Most databases implement Atomicity using logging. When a transaction starts, the engine starts logging all changes in a file. When the engine receives
COMMIT it then applies those changes permanently. If it receives
ROLLBACK or some error happens, that log file is discarded and thus no changes get applied.
Alternatively, Atomicity can also be implemented by keeping a copy of the data before starting the transaction and using it during rollbacks.
Integrity constraints like primary key, foreign key and datatype checks are checked at runtime when the changes are being applied to the data.
Cascade operations i.e operations to be performed when data containing foreign keys are modified are performed synchronously along with the running transaction. Most database engines also provide a way to make them asynchronous, allowing us to keep our transactions leaner.
A transaction before altering any row takes a lock (shared or exclusive) on that row, disallowing any other transaction to act on it. The other transactions might have to wait until the first one either commits or rollbacks.
The granularity and the scope of locking depend on the isolation level configured. Every database engine supports multiple Isolation levels, which determines how stringent the locking is. The 4 isolation levels are
The Serializable isolation level provides the strictest transaction isolation. This level emulates serial transaction execution for all committed transactions; as if transactions had been executed one after another, serially, rather than concurrently.

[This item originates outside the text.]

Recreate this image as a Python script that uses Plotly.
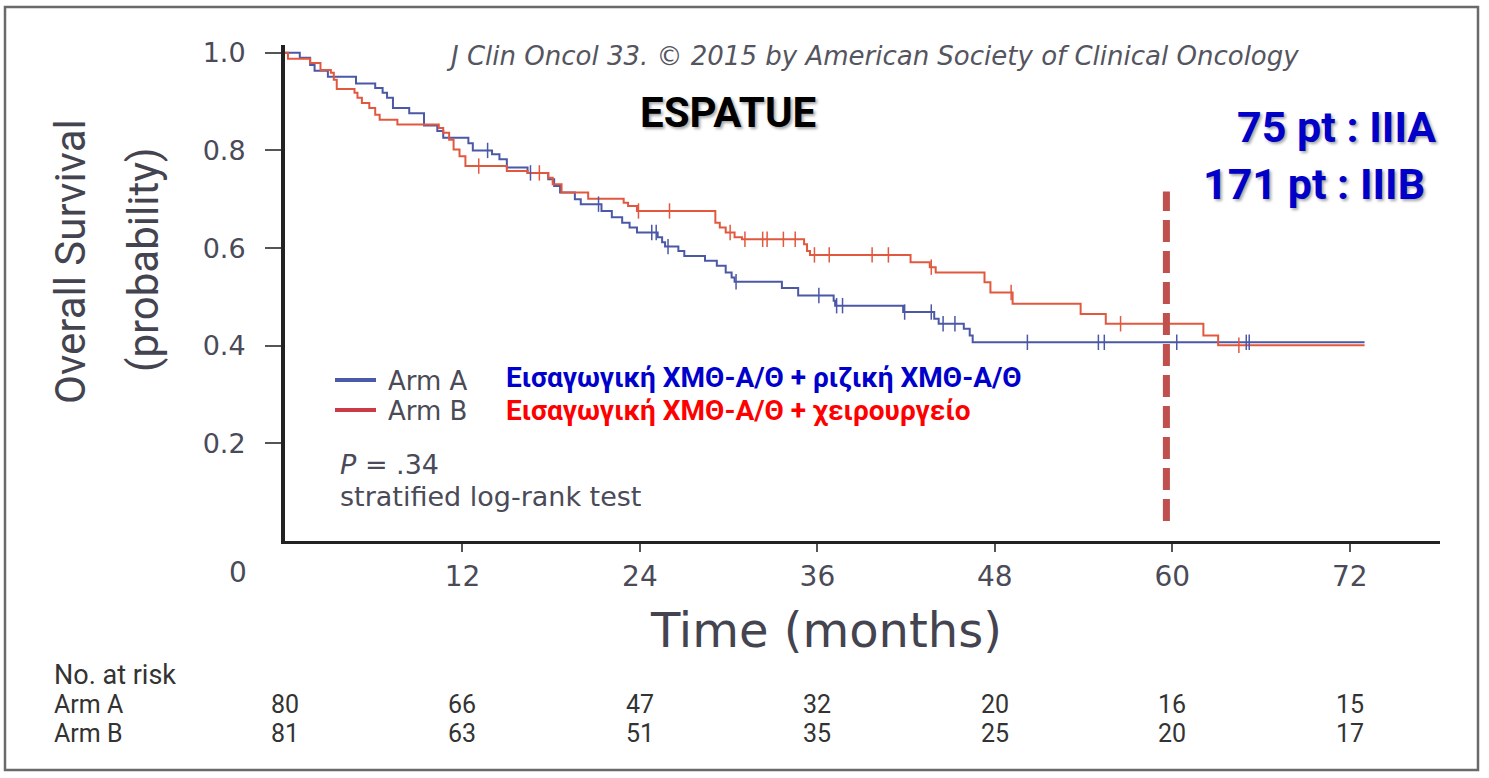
import plotly.graph_objects as go
import numpy as np

# ---------------- data ----------------
# Kaplan-Meier step points (months, survival)
t_A = [0, 1.0, 1.7, 2.0, 2.9, 4.8, 6.1, 6.6, 6.9, 7.3, 8.4, 9.4, 10.3, 10.7, 12.4,
       12.7, 14.0, 14.5, 15.0, 16.4, 17.8, 18.2, 18.6, 19.6, 20.0, 21.4, 22.1, 22.8,
       23.3, 23.8, 25.2, 25.5, 25.7, 26.6, 27.0, 28.4, 29.2, 29.8, 30.2, 30.4, 33.6,
       34.7, 37.1, 37.2, 41.8, 43.9, 44.2, 45.9, 46.3, 46.5, 73.0]
s_A = [1.0, 0.99, 0.975, 0.963, 0.951, 0.937, 0.928, 0.918, 0.908, 0.887, 0.876, 0.851,
       0.84, 0.826, 0.815, 0.80, 0.792, 0.782, 0.765, 0.754, 0.741, 0.727, 0.714, 0.70,
       0.69, 0.676, 0.663, 0.652, 0.642, 0.632, 0.622, 0.612, 0.603, 0.594, 0.584,
       0.574, 0.564, 0.550, 0.540, 0.531, 0.518, 0.503, 0.492, 0.482, 0.469, 0.455,
       0.445, 0.435, 0.421, 0.407, 0.407]

t_B = [0, 0.2, 1.7, 2.4, 3.1, 3.3, 3.5, 4.7, 4.9, 5.2, 5.7, 6.1, 6.4, 7.6, 10.4, 10.7,
       11.1, 11.4, 11.8, 12.2, 15.0, 16.4, 17.8, 18.1, 18.7, 20.5, 22.9, 23.2, 23.8,
       29.1, 29.4, 29.8, 30.4, 30.9, 35.1, 35.3, 35.5, 42.3, 43.6, 44.0, 47.3, 47.7,
       49.2, 53.8, 55.5, 62.1, 63.1, 73.0]
s_B = [1.0, 0.988, 0.979, 0.965, 0.959, 0.945, 0.926, 0.918, 0.908, 0.897, 0.887, 0.873,
       0.863, 0.853, 0.846, 0.836, 0.822, 0.802, 0.788, 0.768, 0.758, 0.754, 0.744,
       0.731, 0.714, 0.701, 0.693, 0.686, 0.676, 0.652, 0.642, 0.632, 0.622, 0.618,
       0.608, 0.594, 0.586, 0.571, 0.561, 0.550, 0.530, 0.509, 0.486, 0.465, 0.445,
       0.421, 0.401, 0.401]

# censoring times
cens_A = [13.7, 16.6, 21.2, 24.8, 25.1, 25.9, 30.5, 36.1, 37.3, 37.7, 41.9, 43.7, 44.5,
          45.3, 50.2, 55.0, 55.4, 60.3, 65.0, 65.2]
cens_B = [13.1, 17.2, 23.9, 26.0, 30.1, 31.1, 32.3, 32.6, 33.7, 34.5, 35.8, 36.8, 39.7,
          40.8, 43.7, 49.1, 56.5, 64.5]

# number at risk
risk_times = [0, 12, 24, 36, 48, 60, 72]
risk_A = [80, 66, 47, 32, 20, 16, 15]
risk_B = [81, 63, 51, 35, 25, 20, 17]

x_ticks = [12, 24, 36, 48, 60, 72]
y_ticks = [0.2, 0.4, 0.6, 0.8, 1.0]
y_ticktext = ["0.2", "0.4", "0.6", "0.8", "1.0"]

cutoff_month = 59.6

# ---------------- layout helpers ----------------
W, H = 1489, 778
L, R, T, B = 285, 49, 45, 237
PW, PH = W - L - R, H - T - B


def px(x):
    return (x - L) / PW


def py(y):
    return (H - B - y) / PH


def step_value(times, surv, t):
    i = np.searchsorted(np.array(times), t, side="right") - 1
    return surv[max(i, 0)]


BLUE = "#4b58a6"
RED = "#e2583e"
GRAY = "#4a4a58"

fig = go.Figure()

fig.add_trace(go.Scatter(x=t_A, y=s_A, mode="lines", line=dict(color=BLUE, width=2, shape="hv"),
                         showlegend=False, hoverinfo="skip"))
fig.add_trace(go.Scatter(x=t_B, y=s_B, mode="lines", line=dict(color=RED, width=2, shape="hv"),
                         showlegend=False, hoverinfo="skip"))
fig.add_trace(go.Scatter(x=cens_A, y=[step_value(t_A, s_A, t) for t in cens_A], mode="markers",
                         marker=dict(symbol="line-ns", size=11, line=dict(color=BLUE, width=1.5)),
                         showlegend=False, hoverinfo="skip"))
fig.add_trace(go.Scatter(x=cens_B, y=[step_value(t_B, s_B, t) for t in cens_B], mode="markers",
                         marker=dict(symbol="line-ns", size=11, line=dict(color=RED, width=1.5)),
                         showlegend=False, hoverinfo="skip"))

shapes = []
# 60-month dashed marker
shapes.append(dict(type="line", xref="x", yref="y", x0=cutoff_month, x1=cutoff_month,
                   y0=0.041, y1=0.716, line=dict(color="#c0504d", width=7, dash="22px,9px")))
# legend line samples
shapes.append(dict(type="line", xref="paper", yref="paper", x0=px(335), x1=px(376),
                   y0=py(380), y1=py(380), line=dict(color="#4a5aa8", width=4)))
shapes.append(dict(type="line", xref="paper", yref="paper", x0=px(335), x1=px(376),
                   y0=py(410), y1=py(410), line=dict(color="#cc3a48", width=4)))
# outer frame
shapes.append(dict(type="rect", xref="paper", yref="paper", x0=px(5), x1=px(1478),
                   y0=py(7), y1=py(770), line=dict(color="#6a6a6a", width=2.5)))

ann = []


def text(x, y, s, size, color=GRAY, family="DejaVu Sans", xanchor="center", weight="normal",
         angle=0, shadow=None):
    f = dict(size=size, color=color, family=family, weight=weight)
    if shadow:
        f["shadow"] = shadow
    ann.append(dict(x=px(x), y=py(y), xref="paper", yref="paper", text=s, showarrow=False,
                    xanchor=xanchor, yanchor="middle", font=f, textangle=angle))


text(872, 56, "<i>J Clin Oncol 33. © 2015 by American Society of Clinical Oncology</i>", 26,
     color="#55555f")
text(728, 112, "ESPATUE", 42, color="#000000", family="Roboto", weight="bold",
     shadow="2px 2px 3px rgba(0,0,0,0.35)")
text(1438, 127, "75 pt : IIIA", 43, color="#0000c8", family="Roboto", weight="bold",
     xanchor="right", shadow="2px 2px 3px rgba(0,0,0,0.35)")
text(1427, 184, "171 pt : IIIB", 43, color="#0000c8", family="Roboto", weight="bold",
     xanchor="right", shadow="2px 2px 3px rgba(0,0,0,0.35)")

text(386, 381, "Arm A", 26, xanchor="left")
text(386, 411, "Arm B", 26, xanchor="left")
text(504, 377, "Εισαγωγική ΧΜΘ-Α/Θ + ριζική ΧΜΘ-Α/Θ", 28, color="#0000cc", family="Roboto",
     weight="bold", xanchor="left")
text(504, 410, "Εισαγωγική ΧΜΘ-Α/Θ + χειρουργείο", 28, color="#ff0000", family="Roboto",
     weight="bold", xanchor="left")
text(338, 464, "<i>P</i> = .34", 27, xanchor="left")
text(338, 496, "stratified log-rank test", 27, xanchor="left")

text(238, 572, "0", 28)
text(826, 630, "Time (months)", 48, color="#444450")

text(70, 262, "Overall Survival", 42, family="Roboto", angle=-90, color="#444450")
text(143, 260, "(probability)", 42, family="Roboto", angle=-90, color="#444450")

RISK_FONT = dict(size=25, color="#333", family="Roboto")
text(52, 675, "No. at risk", 27, family="Roboto", xanchor="left", color="#333")
text(52, 704, "Arm A", 25, family="Roboto", xanchor="left", color="#333")
text(52, 733, "Arm B", 25, family="Roboto", xanchor="left", color="#333")
for t, a, b in zip(risk_times, risk_A, risk_B):
    ann.append(dict(x=t, xref="x", y=py(704), yref="paper", text=str(a), showarrow=False,
                    xanchor="center", yanchor="middle", font=RISK_FONT))
    ann.append(dict(x=t, xref="x", y=py(733), yref="paper", text=str(b), showarrow=False,
                    xanchor="center", yanchor="middle", font=RISK_FONT))

fig.update_layout(
    width=W, height=H,
    margin=dict(l=L, r=R, t=T, b=B, pad=0),
    paper_bgcolor="white", plot_bgcolor="white",
    shapes=shapes, annotations=ann,
    xaxis=dict(range=[0, 78.1], tickvals=x_ticks, showgrid=False, zeroline=False,
               showline=True, linecolor="#222", linewidth=3, ticks="outside", ticklen=8,
               tickwidth=1.5, tickcolor="#555", ticklabelstandoff=0,
               tickfont=dict(family="DejaVu Sans", size=28, color=GRAY)),
    yaxis=dict(range=[0, 1.016], tickvals=y_ticks, ticktext=y_ticktext, showgrid=False,
               zeroline=False, showline=True, linecolor="#222", linewidth=4,
               ticks="outside", ticklen=16, tickwidth=1.5, tickcolor="#555",
               ticklabelstandoff=14,
               tickfont=dict(family="DejaVu Sans", size=27, color=GRAY)),
)

fig.write_html("out.html", config={"displayModeBar": False},
               post_script="document.body.style.margin='0';document.body.style.overflow='hidden';")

The Repeatable Read isolation level only sees data committed before the transaction began; it never sees either uncommitted data or changes committed during transaction execution by concurrent transactions.
Read Committed is the default isolation level in PostgreSQL. When a transaction uses this isolation level, a SELECT query (without a FOR UPDATE/SHARE clause) sees only data committed before the query began; it never sees either uncommitted data or changes committed during query execution by concurrent transactions.
The uncommitted read isolation level allows an application to access the uncommitted changes of other transactions. Moreover, UR does not prevent another application from accessing a row that is being read, unless that application is attempting to alter or drop the table.
The most fundamental way to achieve durability is by using a fast transactional log. The changes to be made to the actual data are first flushed on a separate transactional log and then the actual update is made.
This flushed transactional log enables us to reprocess and replay the transaction during database reboot and reconstruct the system's state to the one that it was in right before the failure occurred - typically the last consistent state of the database. The write to a transaction log is made fast by keeping the file append-only and thus minimizing the disk seeks.